▸ **TASK REQUIREMENTS**: Leaving out every picture, copy the lines of the data exactly, from the first through the line containing "(0,0) rectangle (864,1827);".
═══
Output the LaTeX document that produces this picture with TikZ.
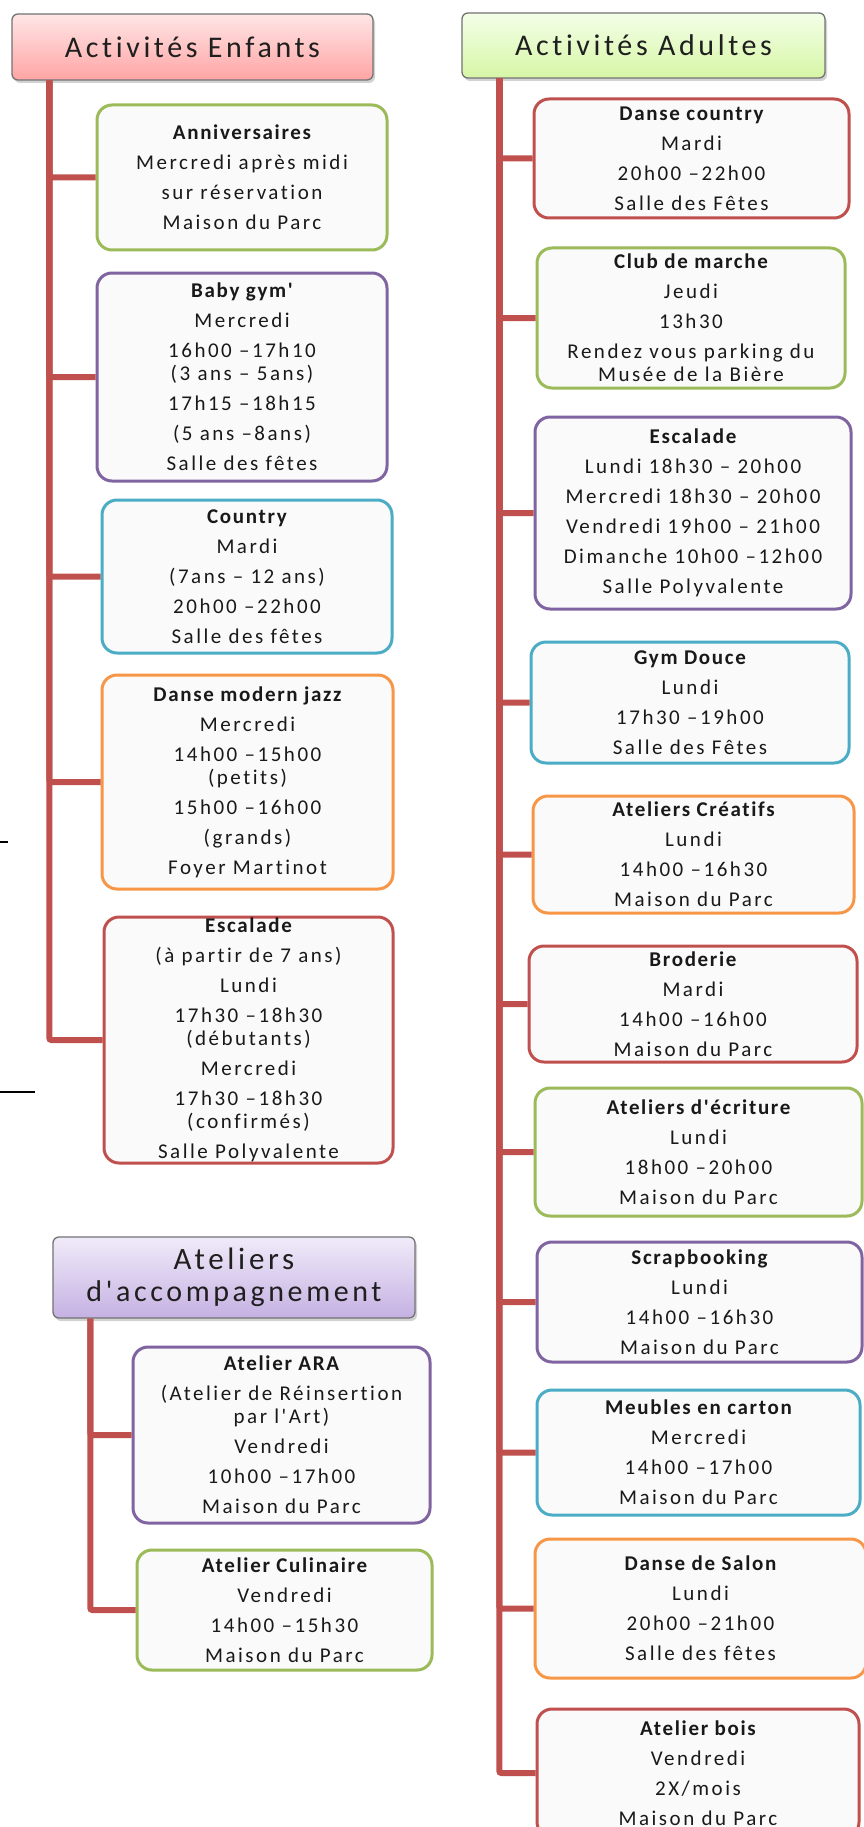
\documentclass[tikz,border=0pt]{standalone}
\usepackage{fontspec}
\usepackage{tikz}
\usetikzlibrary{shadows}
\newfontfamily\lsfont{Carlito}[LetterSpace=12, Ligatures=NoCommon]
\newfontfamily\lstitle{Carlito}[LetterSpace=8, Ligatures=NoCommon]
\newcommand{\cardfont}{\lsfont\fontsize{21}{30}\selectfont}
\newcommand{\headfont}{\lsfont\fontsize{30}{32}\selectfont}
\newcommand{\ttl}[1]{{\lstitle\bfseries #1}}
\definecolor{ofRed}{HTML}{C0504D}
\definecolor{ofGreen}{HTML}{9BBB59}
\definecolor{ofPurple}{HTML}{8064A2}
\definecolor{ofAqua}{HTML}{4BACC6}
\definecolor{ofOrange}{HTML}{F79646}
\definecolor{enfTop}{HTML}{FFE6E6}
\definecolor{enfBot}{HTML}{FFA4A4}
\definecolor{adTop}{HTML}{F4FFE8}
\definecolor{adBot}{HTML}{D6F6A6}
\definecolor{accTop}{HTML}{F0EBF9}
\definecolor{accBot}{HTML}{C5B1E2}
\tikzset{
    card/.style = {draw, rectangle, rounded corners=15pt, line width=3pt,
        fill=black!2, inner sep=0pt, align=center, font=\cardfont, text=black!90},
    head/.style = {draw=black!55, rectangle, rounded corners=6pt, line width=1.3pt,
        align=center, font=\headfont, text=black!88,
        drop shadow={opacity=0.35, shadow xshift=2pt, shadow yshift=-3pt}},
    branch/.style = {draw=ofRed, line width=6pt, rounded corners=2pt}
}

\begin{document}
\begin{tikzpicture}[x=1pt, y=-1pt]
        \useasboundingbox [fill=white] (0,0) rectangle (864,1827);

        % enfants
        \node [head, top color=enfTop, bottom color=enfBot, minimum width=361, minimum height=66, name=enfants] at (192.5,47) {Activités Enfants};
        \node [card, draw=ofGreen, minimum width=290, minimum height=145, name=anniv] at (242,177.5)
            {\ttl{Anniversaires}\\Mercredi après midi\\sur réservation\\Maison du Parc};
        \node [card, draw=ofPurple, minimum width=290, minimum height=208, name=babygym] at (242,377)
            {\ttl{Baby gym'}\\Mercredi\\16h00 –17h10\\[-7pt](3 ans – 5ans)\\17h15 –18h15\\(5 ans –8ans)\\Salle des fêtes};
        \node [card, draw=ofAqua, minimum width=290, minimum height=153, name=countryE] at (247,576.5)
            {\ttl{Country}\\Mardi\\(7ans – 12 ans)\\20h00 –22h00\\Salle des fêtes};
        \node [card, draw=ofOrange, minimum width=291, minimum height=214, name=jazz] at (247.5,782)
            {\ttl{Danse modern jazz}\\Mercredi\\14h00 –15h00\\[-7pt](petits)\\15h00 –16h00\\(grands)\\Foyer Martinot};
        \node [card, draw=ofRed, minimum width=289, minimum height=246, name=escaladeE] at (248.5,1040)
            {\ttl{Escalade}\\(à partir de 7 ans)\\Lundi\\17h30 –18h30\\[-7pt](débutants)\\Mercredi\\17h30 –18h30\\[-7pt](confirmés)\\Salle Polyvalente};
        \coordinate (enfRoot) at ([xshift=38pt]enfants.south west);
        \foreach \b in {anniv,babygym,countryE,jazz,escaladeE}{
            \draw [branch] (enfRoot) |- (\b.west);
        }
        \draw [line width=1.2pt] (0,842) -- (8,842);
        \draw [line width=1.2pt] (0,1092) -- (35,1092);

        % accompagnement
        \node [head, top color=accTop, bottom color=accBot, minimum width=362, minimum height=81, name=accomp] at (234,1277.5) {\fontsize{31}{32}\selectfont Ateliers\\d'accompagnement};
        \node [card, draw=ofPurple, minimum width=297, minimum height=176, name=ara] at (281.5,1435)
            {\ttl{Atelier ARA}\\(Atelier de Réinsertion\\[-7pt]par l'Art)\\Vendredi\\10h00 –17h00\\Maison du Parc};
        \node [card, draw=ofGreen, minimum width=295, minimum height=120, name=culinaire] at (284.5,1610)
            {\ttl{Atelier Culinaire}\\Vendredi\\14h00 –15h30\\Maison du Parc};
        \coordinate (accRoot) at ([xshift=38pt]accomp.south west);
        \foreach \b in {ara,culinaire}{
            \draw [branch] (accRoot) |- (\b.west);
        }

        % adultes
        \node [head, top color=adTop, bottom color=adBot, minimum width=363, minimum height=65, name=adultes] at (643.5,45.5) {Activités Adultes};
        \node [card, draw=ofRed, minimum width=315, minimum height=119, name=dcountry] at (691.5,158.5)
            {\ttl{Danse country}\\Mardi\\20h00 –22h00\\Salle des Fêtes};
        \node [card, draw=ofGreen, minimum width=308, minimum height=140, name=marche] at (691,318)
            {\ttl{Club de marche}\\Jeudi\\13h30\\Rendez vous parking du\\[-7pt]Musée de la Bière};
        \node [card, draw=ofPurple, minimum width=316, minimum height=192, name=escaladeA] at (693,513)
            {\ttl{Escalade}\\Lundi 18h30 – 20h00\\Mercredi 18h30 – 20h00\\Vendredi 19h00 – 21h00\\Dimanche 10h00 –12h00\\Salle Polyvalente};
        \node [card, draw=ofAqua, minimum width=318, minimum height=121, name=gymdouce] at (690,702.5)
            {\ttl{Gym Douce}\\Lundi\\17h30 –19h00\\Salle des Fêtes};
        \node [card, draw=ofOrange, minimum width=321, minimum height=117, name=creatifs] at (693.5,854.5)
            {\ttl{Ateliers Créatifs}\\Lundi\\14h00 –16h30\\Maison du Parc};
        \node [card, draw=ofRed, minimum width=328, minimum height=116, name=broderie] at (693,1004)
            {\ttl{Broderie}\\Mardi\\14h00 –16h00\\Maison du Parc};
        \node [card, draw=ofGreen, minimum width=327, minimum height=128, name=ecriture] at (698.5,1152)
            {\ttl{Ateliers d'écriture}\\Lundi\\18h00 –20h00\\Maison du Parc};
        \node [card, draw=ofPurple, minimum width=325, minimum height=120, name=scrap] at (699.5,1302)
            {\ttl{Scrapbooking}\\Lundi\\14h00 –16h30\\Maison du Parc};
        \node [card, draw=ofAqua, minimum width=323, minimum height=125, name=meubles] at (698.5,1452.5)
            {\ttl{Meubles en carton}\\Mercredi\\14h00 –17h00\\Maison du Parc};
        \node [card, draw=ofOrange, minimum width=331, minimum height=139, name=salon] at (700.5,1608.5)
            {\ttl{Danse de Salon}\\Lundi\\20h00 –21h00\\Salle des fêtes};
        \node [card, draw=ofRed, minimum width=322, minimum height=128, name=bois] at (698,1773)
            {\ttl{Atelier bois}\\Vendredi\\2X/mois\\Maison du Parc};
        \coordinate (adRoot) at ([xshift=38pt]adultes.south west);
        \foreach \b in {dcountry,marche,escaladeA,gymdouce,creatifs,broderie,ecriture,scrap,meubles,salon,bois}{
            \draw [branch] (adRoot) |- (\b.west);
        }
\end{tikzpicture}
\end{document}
═══
▸ **WORKED SOLUTION**:
Output the LaTeX document that produces this picture with TikZ.
\documentclass[tikz,border=0pt]{standalone}
\usepackage{fontspec}
\usepackage{tikz}
\usetikzlibrary{shadows}
\newfontfamily\lsfont{Carlito}[LetterSpace=12, Ligatures=NoCommon]
\newfontfamily\lstitle{Carlito}[LetterSpace=8, Ligatures=NoCommon]
\newcommand{\cardfont}{\lsfont\fontsize{21}{30}\selectfont}
\newcommand{\headfont}{\lsfont\fontsize{30}{32}\selectfont}
\newcommand{\ttl}[1]{{\lstitle\bfseries #1}}
\definecolor{ofRed}{HTML}{C0504D}
\definecolor{ofGreen}{HTML}{9BBB59}
\definecolor{ofPurple}{HTML}{8064A2}
\definecolor{ofAqua}{HTML}{4BACC6}
\definecolor{ofOrange}{HTML}{F79646}
\definecolor{enfTop}{HTML}{FFE6E6}
\definecolor{enfBot}{HTML}{FFA4A4}
\definecolor{adTop}{HTML}{F4FFE8}
\definecolor{adBot}{HTML}{D6F6A6}
\definecolor{accTop}{HTML}{F0EBF9}
\definecolor{accBot}{HTML}{C5B1E2}
\tikzset{
    card/.style = {draw, rectangle, rounded corners=15pt, line width=3pt,
        fill=black!2, inner sep=0pt, align=center, font=\cardfont, text=black!90},
    head/.style = {draw=black!55, rectangle, rounded corners=6pt, line width=1.3pt,
        align=center, font=\headfont, text=black!88,
        drop shadow={opacity=0.35, shadow xshift=2pt, shadow yshift=-3pt}},
    branch/.style = {draw=ofRed, line width=6pt, rounded corners=2pt}
}

\begin{document}
\begin{tikzpicture}[x=1pt, y=-1pt]
        \useasboundingbox [fill=white] (0,0) rectangle (864,1827);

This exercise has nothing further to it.